Investors were watching the bond market for signs of repatriation, but Jens Nordvig, FX strategist at Nomura Securities in New York, suggested the bigger downward impact on dollar/yen, if the current trend lasts, will be a loss of appetite by retail investors for foreign investments.
Retail investor outflows had been picking up over recent months and a reversal might stall dollar gains. Nordvig also distinguished between life insurance firms that are big foreign investors and disaster insurance firms that invest locally. "I'm confident (a large decline in Treasuries) is not going to happen because life insurance companies are the ones that hold a lot of foreign assets and they won't be the ones paying out," he said.

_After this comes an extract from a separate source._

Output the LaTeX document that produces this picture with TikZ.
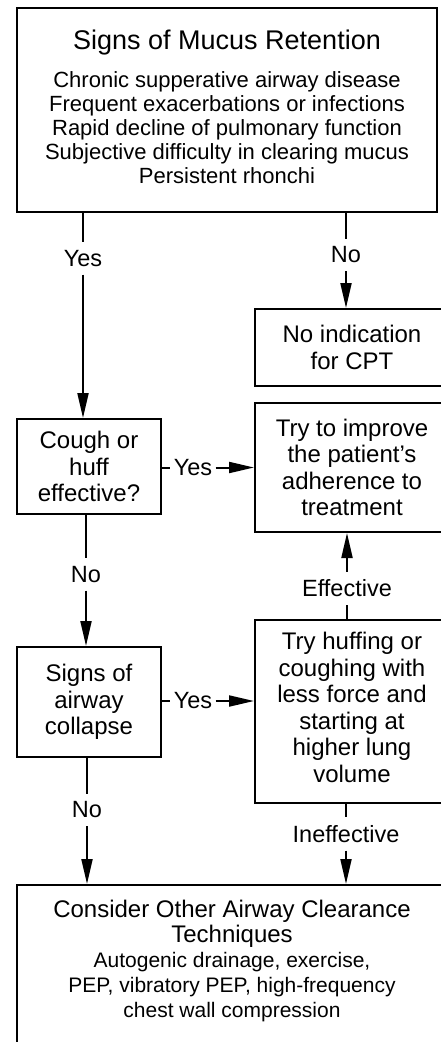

Brian Dolan, chief strategist at Forex.com, said dollar losses should bottom out around 80.50 yen, adding that insurance claims may not be as high as feared since the area that sustained the most damage is largely agricultural. Still, RBC Capital Markets technical strategist George Davis said the dollar "must register a daily close above 83.05 yen in order to produce a bullish breakout and nullify the downside risks that have appeared today." Downside targets include 80.94 and 80.25, he said.
YEN INTERVENTION RISKS, EURO ZONE DEAL A move to 80 yen "is likely to be a line in the sand" for Japanese authorities, already vexed by an anemic economy, and could provoke intervention, said Jessica Hoversen, foreign exchange and fixed income analyst at MF Global in Chicago. Japan's intervention in September - the first in 15 years - slowed the pace of yen gains but failed to reverse them.
The Bank of Japan said it would cut short its two-day meeting next week to just one day and announce its decision that day, while leaders of the ruling and opposition parties pushed for an emergency budget. With rates at nearly zero, the BoJ does not have the scope to cut borrowing costs, as the Reserve Bank of New Zealand did earlier this week in response to last month's earthquake.
Euro zone leaders' deal on a competitiveness pact is expected to be adopted formally at a full 27-nation European Union summit March 24-25. The currency got an earlier boost after Portugal, one of the countries investors fear may need a bailout, announced additional spending cuts to curb its deficit. Some analysts said a "buy-on-dips" strategy makes sense for the euro as the prospect of a series of rate hikes by the European Central Bank should underpin the currency this year.